Like any project, people get involved to help improve it, advocate it's use, help users etc when they feel an attachment to the project. We choose to invest our time and in some cases money to help the cause. We do it because we care about the project; in this case the project is Linux Mint.
I haven't ran a Linux Mint system for a little while now, my desktop has a temporary AntiX install, the new PC will likely have Crunchbang and my netbook is Crunchbang so why do I care? While I distro hop for my own tastes, Mint has been my go-to distro for users new to Linux regardless of what I currently use myself.
When people are new to something, they need encouragement, they need to know they're not being left to dangle in the wind when they have an issue. While I offer myself as a one-to-one support up to a point, I always take the time to explain about the forums, show them IRC, explain that solutions for other distros are also applicable to them (if it's the Ubuntu base, I show them the Ubuntu forums etc). I empower them to explore on their own as they get more comfy with Linux.
What impression do they get if the one time they need help, the forums and the IRC are in the middle of their all too regular time out parties? They fall back to me, which isn't an issue, unless they can't get hold of me.
When you're in a totally alien environment, something goes wrong and your anxiety levels multiply. Experienced Linux users don't have that same issue, we know there are other places to look for help, or to just leave it for a while and try later. The inexperienced could easily come to the conclusion that it was some amateur project that's now dead. They could easily get the impression that if the website can't cope with what it's designed for, how good is the OS? They could easily get the impression that Linux really is an amateurs game, and that switching back to Windows is the only proper OS option, even with the security and stability issues.
If you take the time to write a tutorial that addresses an issue, you want people to benefit from that tutorial right? I do screencasts with the motivation that some people who are searching for that knowledge find it, watch it and find it helps them. If the forum is down every day for hours at a time on a regular basis why would you post a tutorial here? The extension of that is would you spend your time writing it at all or do something else?
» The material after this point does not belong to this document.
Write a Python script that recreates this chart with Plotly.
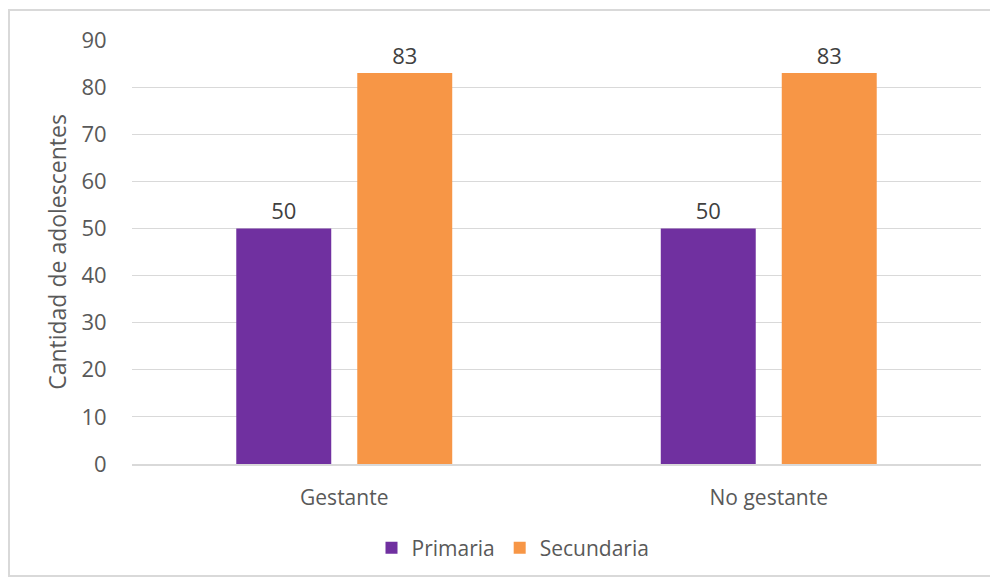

The biggest problem I see here is the deafening silence. When you have a passionate community of people, many of whom REALLY care about the project, and know the downtime is a running joke, they try to get it addressed. This used to be a long running issue which was eventually addressed by switching hosts I think. It has returned to the point where every day for a while now, for several hours at a time the forums either time out or give a MySQL4 error of too many connections. We have tried raising this in the forums and are met with a deafening silence from those in a position to address it. Nobody who can fix it has joined that thread to say "we hear you, we feel your frustration, let's figure out a way to fix this".
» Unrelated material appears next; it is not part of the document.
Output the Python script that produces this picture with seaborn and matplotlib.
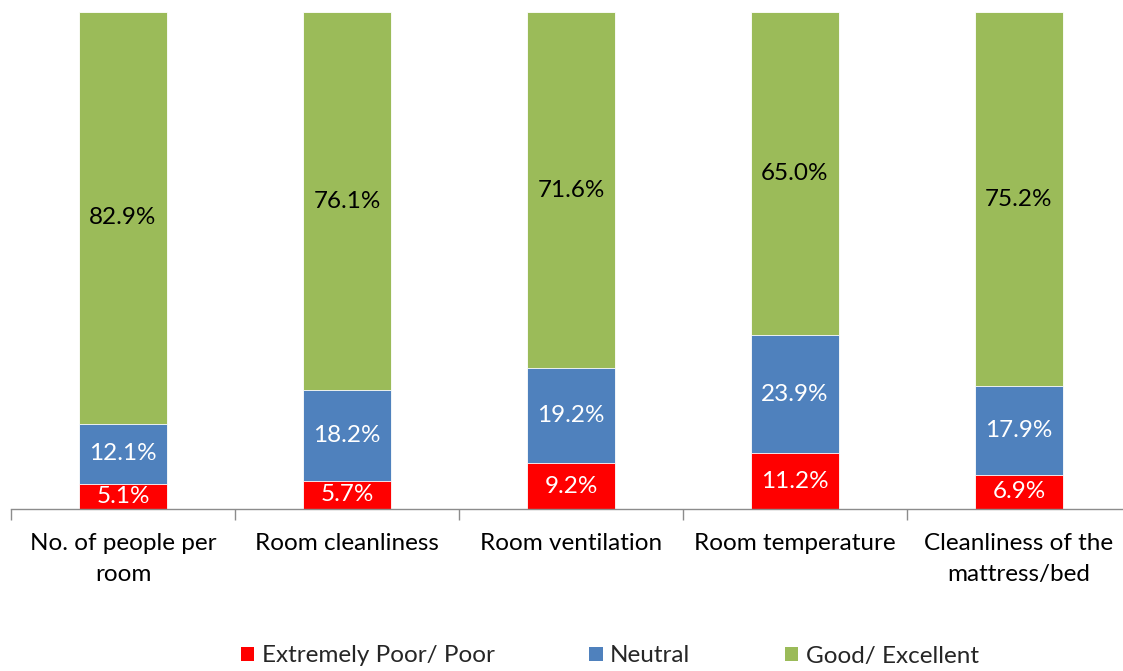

http://forums.linuxmint.com/viewtopic.php?f=58&t=78744I don't see any point in continuing as we are, I see a new approach is called for to get the point over. Any community project is dependent on the participation of it's community. Linux Mint is dependent on users helping each other, we are it's oxygen. It's time we used that to force the issue. I suggest we start to withdraw our individual oxygen supplies until these issues are addressed, or at the very least they've been acknowledged. I suggest the only topic we contribute to is the fixing of these issues. All other topics will be left unanswered, all threads or posts we'd usually help the moderators by reporting go unreported. The IRC help channel is left to fester etc.
We need to answer silence with silence.